LANSING, Mich. (AP/WOOD) — Gov. Rick Snyder has signed legislation rescinding an annual tax break worth up to $80 million that was inadvertently given to auto insurers four years ago.
“This is essentially an accidental tax credit the legislature did not intend to give this tax credit the auto industry, insurance industry didn’t ask for it,” said Rep. David LaGrand, D-Grand Rapids.
Snyder’s signature Friday had been expected as part of a state budget deal.
“If we continue to give an $80 million tax break from the taxpayers to specific industry like the auto industry for no justifiable reason, well at the end of the day that comes out of the tax payers pockets. So if I’m going to be a good steward of my constituents’ money, I really don’t have a good argument for continuing that tax break,” said LaGrand.
Industry leaders have conceded that the tax credit was awarded by mistake, but warn that premiums will go up. Some lawmakers question that warning, saying drivers never got a break when the industry qualified for the tax credit in the first place.
“They have been operating competitively before they got this tax credit. I didn’t see any massive reduction in anybody’s auto insurance when they got the tax credit so of course its less money in their pocket,” LaGrand said.

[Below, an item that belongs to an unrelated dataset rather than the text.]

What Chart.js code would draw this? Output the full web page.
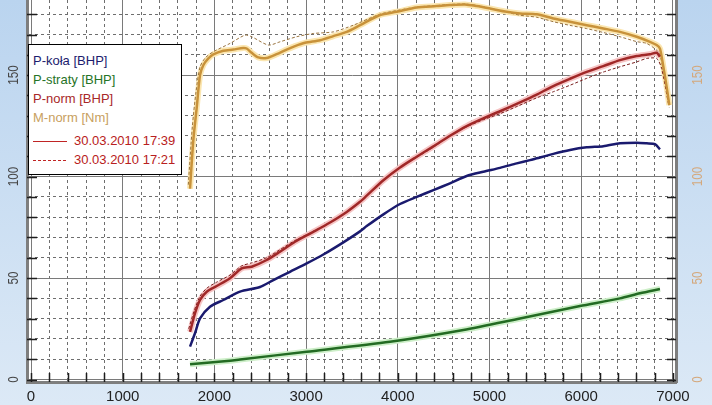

The unintended credit began after legislators transferred management of Michigan’s assigned claims plan in 2012.
“Its a lot of money. We are talking about enough money to fund the restructuring of the Detroit Public Schools without costing the tax payers money without costing the school aid money. It’s an obvious good fiscal move,” said LaGrand.
The Republican governor called for eliminating the tax break as part of his budget proposal earlier this year.